··· Information provided ···
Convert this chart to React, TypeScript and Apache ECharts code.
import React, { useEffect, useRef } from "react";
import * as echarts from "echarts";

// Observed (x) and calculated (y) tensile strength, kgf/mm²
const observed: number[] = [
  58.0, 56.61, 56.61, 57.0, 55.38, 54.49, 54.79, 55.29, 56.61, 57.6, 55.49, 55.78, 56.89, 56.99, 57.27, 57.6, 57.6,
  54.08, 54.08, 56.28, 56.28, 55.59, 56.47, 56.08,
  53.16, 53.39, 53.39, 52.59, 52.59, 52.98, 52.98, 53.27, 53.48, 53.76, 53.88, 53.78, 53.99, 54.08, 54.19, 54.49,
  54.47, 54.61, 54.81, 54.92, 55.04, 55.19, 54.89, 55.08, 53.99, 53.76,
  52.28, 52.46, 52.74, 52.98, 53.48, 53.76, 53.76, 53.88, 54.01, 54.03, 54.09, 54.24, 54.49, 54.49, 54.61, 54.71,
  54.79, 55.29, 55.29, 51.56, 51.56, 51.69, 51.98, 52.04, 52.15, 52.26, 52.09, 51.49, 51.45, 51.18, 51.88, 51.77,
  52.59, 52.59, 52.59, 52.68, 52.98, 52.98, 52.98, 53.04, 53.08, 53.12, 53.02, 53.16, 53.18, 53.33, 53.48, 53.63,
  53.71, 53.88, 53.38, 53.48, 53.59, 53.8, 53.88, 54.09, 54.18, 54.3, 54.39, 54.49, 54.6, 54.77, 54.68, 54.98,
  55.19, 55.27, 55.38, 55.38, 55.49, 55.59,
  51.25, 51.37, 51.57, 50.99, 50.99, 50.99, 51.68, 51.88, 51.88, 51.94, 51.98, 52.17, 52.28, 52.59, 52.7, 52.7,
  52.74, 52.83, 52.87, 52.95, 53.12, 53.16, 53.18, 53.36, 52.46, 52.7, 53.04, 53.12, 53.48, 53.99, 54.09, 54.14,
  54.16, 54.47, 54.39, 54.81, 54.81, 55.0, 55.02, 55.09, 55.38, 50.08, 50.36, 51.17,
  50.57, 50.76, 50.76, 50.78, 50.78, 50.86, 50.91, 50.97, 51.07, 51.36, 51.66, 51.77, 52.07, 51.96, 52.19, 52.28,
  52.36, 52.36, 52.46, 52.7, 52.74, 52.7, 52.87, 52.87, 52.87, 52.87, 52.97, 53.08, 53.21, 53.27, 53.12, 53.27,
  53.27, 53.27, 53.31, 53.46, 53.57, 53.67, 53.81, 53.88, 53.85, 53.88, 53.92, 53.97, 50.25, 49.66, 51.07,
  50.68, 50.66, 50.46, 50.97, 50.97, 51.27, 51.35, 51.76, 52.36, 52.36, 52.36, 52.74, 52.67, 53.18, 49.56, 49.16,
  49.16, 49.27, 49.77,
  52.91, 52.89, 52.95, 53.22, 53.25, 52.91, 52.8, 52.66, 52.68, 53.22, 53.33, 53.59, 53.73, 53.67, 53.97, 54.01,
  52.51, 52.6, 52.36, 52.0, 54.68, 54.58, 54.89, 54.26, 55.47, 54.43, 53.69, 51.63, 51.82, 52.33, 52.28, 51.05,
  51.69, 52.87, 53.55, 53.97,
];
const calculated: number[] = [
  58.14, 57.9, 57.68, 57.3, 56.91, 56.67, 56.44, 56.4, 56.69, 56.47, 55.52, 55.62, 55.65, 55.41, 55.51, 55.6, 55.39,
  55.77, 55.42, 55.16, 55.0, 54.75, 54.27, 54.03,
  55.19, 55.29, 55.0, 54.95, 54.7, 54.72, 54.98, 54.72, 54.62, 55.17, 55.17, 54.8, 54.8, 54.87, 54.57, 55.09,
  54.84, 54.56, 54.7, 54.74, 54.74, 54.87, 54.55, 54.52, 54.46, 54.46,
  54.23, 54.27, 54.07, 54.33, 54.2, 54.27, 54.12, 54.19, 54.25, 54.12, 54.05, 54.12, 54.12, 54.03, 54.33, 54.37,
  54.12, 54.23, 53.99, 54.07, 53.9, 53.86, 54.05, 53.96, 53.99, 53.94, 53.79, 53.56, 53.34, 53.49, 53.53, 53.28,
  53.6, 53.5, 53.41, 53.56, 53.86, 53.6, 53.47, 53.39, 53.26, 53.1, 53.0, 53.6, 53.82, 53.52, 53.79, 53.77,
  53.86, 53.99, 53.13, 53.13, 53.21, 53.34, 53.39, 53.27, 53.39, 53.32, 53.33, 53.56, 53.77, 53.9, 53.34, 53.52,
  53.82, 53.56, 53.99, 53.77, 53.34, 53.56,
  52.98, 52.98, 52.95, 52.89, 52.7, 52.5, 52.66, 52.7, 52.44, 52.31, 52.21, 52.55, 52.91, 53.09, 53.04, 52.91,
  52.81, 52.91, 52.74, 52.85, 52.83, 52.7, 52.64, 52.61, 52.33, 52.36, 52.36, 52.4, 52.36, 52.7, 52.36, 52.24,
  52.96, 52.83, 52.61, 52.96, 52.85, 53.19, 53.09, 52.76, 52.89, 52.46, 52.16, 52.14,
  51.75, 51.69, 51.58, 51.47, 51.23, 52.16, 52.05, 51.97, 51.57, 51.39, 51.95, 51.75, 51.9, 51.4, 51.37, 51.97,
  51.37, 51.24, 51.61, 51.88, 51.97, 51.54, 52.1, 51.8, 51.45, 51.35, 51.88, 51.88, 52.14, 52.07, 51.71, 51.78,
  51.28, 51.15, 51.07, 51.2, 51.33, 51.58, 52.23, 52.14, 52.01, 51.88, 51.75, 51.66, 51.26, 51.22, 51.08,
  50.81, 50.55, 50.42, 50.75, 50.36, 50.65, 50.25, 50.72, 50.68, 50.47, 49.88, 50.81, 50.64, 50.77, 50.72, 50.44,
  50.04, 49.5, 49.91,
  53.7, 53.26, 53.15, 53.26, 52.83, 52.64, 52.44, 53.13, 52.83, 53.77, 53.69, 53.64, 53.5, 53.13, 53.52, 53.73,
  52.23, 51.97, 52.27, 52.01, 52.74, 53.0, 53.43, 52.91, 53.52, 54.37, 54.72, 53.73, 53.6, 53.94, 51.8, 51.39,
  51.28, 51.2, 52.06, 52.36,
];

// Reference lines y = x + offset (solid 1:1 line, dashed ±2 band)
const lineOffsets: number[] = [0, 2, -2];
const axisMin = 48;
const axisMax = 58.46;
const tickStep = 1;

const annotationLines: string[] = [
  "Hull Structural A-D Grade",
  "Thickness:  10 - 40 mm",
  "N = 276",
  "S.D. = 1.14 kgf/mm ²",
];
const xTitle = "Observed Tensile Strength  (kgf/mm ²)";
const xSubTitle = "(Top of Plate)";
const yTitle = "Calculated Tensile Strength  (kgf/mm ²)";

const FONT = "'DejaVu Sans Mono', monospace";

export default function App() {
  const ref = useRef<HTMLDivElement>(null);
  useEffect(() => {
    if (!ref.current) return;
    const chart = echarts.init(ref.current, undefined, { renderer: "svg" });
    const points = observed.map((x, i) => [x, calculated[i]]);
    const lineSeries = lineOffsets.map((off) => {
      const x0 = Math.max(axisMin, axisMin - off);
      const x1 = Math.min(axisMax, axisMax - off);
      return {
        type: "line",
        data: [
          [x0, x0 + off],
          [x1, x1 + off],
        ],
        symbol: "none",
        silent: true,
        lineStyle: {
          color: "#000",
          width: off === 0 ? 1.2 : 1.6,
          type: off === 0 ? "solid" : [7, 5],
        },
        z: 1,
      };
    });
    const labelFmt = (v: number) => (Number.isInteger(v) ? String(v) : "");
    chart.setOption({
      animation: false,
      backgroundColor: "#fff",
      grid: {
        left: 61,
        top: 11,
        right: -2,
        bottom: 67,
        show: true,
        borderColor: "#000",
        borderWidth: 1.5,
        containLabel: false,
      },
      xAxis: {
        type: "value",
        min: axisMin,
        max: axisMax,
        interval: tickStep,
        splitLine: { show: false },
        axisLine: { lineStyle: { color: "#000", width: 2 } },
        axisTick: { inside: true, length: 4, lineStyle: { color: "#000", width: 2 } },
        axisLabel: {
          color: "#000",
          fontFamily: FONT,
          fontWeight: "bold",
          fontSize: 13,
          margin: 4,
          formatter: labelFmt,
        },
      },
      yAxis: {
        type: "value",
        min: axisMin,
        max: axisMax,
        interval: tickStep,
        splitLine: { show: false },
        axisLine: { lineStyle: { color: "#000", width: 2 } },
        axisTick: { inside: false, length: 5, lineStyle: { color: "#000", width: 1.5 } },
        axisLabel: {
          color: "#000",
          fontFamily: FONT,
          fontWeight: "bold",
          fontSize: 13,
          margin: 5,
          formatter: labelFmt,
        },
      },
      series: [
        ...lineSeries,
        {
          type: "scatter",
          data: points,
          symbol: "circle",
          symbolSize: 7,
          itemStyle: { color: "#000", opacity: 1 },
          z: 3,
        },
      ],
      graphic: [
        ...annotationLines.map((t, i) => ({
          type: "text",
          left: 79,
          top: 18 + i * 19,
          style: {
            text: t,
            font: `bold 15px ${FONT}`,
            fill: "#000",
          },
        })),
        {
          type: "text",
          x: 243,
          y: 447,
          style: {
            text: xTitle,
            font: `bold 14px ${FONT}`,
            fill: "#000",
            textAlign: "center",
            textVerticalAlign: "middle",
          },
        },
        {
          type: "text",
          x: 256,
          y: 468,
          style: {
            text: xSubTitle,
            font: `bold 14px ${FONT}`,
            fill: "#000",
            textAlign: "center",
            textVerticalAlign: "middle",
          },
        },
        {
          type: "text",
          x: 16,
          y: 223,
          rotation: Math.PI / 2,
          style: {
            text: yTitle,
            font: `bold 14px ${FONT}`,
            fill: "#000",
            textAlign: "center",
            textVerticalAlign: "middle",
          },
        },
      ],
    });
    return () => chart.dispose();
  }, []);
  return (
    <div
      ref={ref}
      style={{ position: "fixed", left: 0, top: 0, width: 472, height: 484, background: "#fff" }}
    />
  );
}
···
> Work instructions: The required output is the exact run of lines from the beginning of the listing above to the line that contains "import * as", inclusive of both.

> The completed task:
Convert this chart to React, TypeScript and Apache ECharts code.
import React, { useEffect, useRef } from "react";
import * as echarts from "echarts";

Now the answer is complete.